Posted to user@nutch.apache.org by Dennis Kubes <nu...@dragonflymc.com> on 2007/01/01 07:29:07 UTC

Re: how to crawl Specified type files?

You can use prefix and suffix filters by making sure the plugin.includes 
variable in the nutch-*.xml file has the urlfilters configured with the 
urlfilter variable like so:

urlfilter-(prefix|suffix)...

Then you will need the prefix-urlfilter.txt and suffix-urlfilter.txt 
files in the conf directory. Below is a configuration that only crawls 
pages that begin with the http protocol and ignores many different file 
types by suffix. On the prefix only these types are accepted.
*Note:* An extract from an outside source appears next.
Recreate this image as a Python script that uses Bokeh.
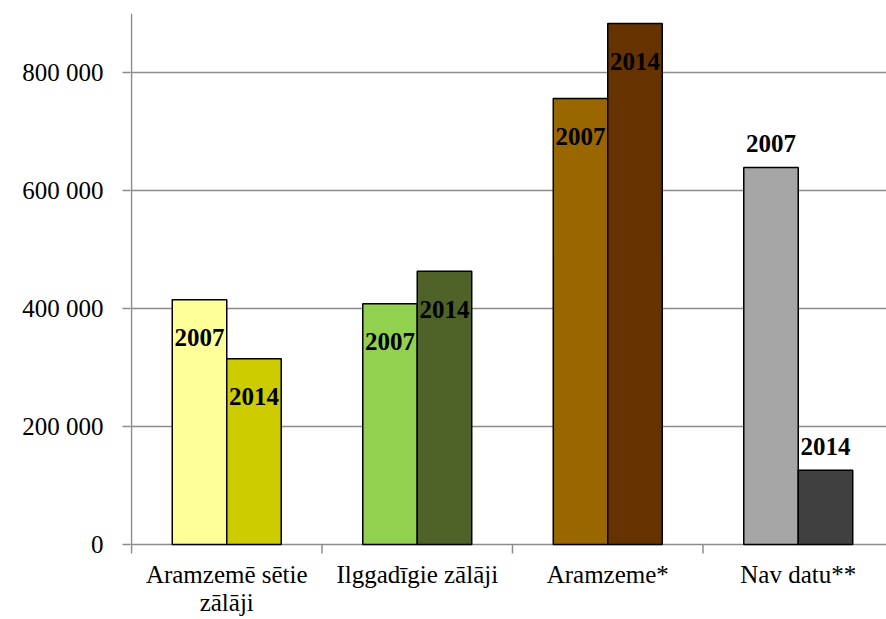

On the 
suffix we start by allowing everything and then specifically deny 
certain file types.

Dennis

# prefix-urlfilter.txt file starts here
http
# prefix-urlfilter.txt file ends here

# suffix-urlfilter.txt file starts here
# case-insensitive, allow unknown suffixes
+I
# prohibit these
.gif
.jpg
.jpeg
.bmp
.png
.ico
.css
.sit
.eps
.wmf
.zip
.ppt
.mpg
.xls
.gz
.tar
.rpm
.rm
.tgz
.mov
.exe
.vid
.ai
.pdf
.txt
.psd
# suffix-urlfilter.txt file ends here

fangky@gzedu.gov.cn wrote:
> hi
>
> I want to know whether nutch can be set to crawl specified type files and specified name files?
>
> for example: If I crawl a website that contains many document files , and I want nutch only crawl pdf and doc files but not html files,how to do?
>
> and another question is can I want nutch only to crawl specified name files like index.htm or so ?
>
> thanks in advance
>
>